The rest of the instructions don't even matter so much for this discussion, just comparing idiv to imul is bad enough.
Division is actually relatively cheap on modern CPUs, it used to be several hundred clock cycles.
To Op:
Those tricks aren't really necessary in games any more. Much of the old school optimizations with regards to divsion had to do with perspective division and clipping, both of which are either implemented in hardware or handled in optimized code in the API already.
You'd be better off learning the graphics API and the implications of certain features in drivers and hardware (using proper lock flags for dynamic vertex buffers, putting vertex buffers in the proper memory location, alignment and padding, batching and minimizing API calls and state changes, vertex transform cache coherency, etc.)
Not to say that if you have extensive divides in loops that run 1000s of iterations isn't going to save some time with optimizations, but the kinds of mission critical make or break stuff you are thinking of from the Doom/Quake days are over for the most part. We don't use sin/cos tables, fixed point math, and avoid division like the plague these days.
Unrolling loops can also be more harm then good with today's disparity between CPU and memory speed, as it makes inefficient use of the CPUs caches and branch prediction hardware. Rather than unrolling loops, you'd be better off learning about underlying cache operation and know concepts such as:
-performing dummy reads on data[j+1] at the start of your loop before you work on data[j] to prime caches concurrently.

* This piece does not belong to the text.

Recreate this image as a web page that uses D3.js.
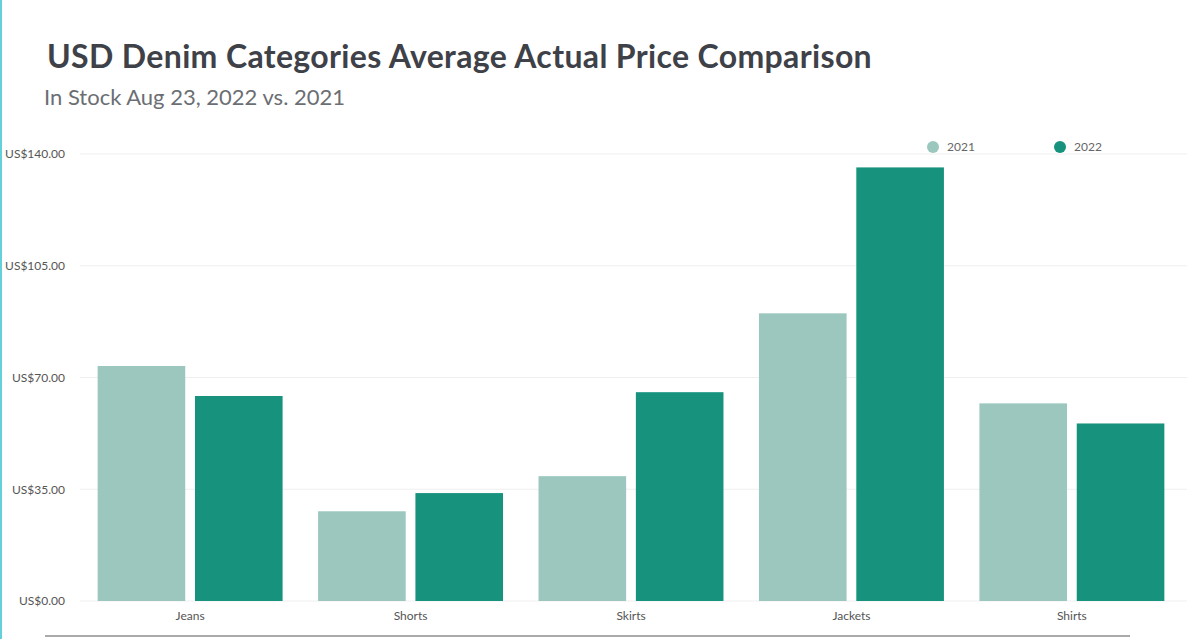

-priming loops the right way in such a way in C that you let the CPU know the likely outcome of the majority of your loop's results to purposely leverage accurate branch prediction, etc.
-anything you can do to 'hint' to the CPU what you want, all of which can be done in ordinary C just by rearranging a few lines.
-decoupling code and data so code is re-entrant (state of the data being operated on is saved in the data and independent of any function iteration) and independent of other thread results and thread safe so you can leverage multi threading on modern multi core CPUs with minimum or no synchronization
-take advantage of asynchronous hardware operation and decouple the CPU from other hardware via pipelining to exploit hardware parallelism. submit frame n before you start working on frame n+1, don't ever wait for anything to finish except during a major synchronization event where you expect everything to be nearly done anyway.
-not mixing integer and floating point math inadvertently or purposefully casting so much such that the C runtime ftoi is called which changes the rounding mode on the FPU and stalls the FPU each time.
Time and profile your code before you waste time 'optimizing' For any kind of gaming, with a modernly fast CPU and graphics card, you'll probably find that most of your time is wasted in inefficient API calls, especially synchronous flushes where you idle the CPU pending completion of the graphics call, and long complex shaders. Always profile before and after any supposed optimizations to see if you've made it better or worse or if it's even an area worth wasting further time.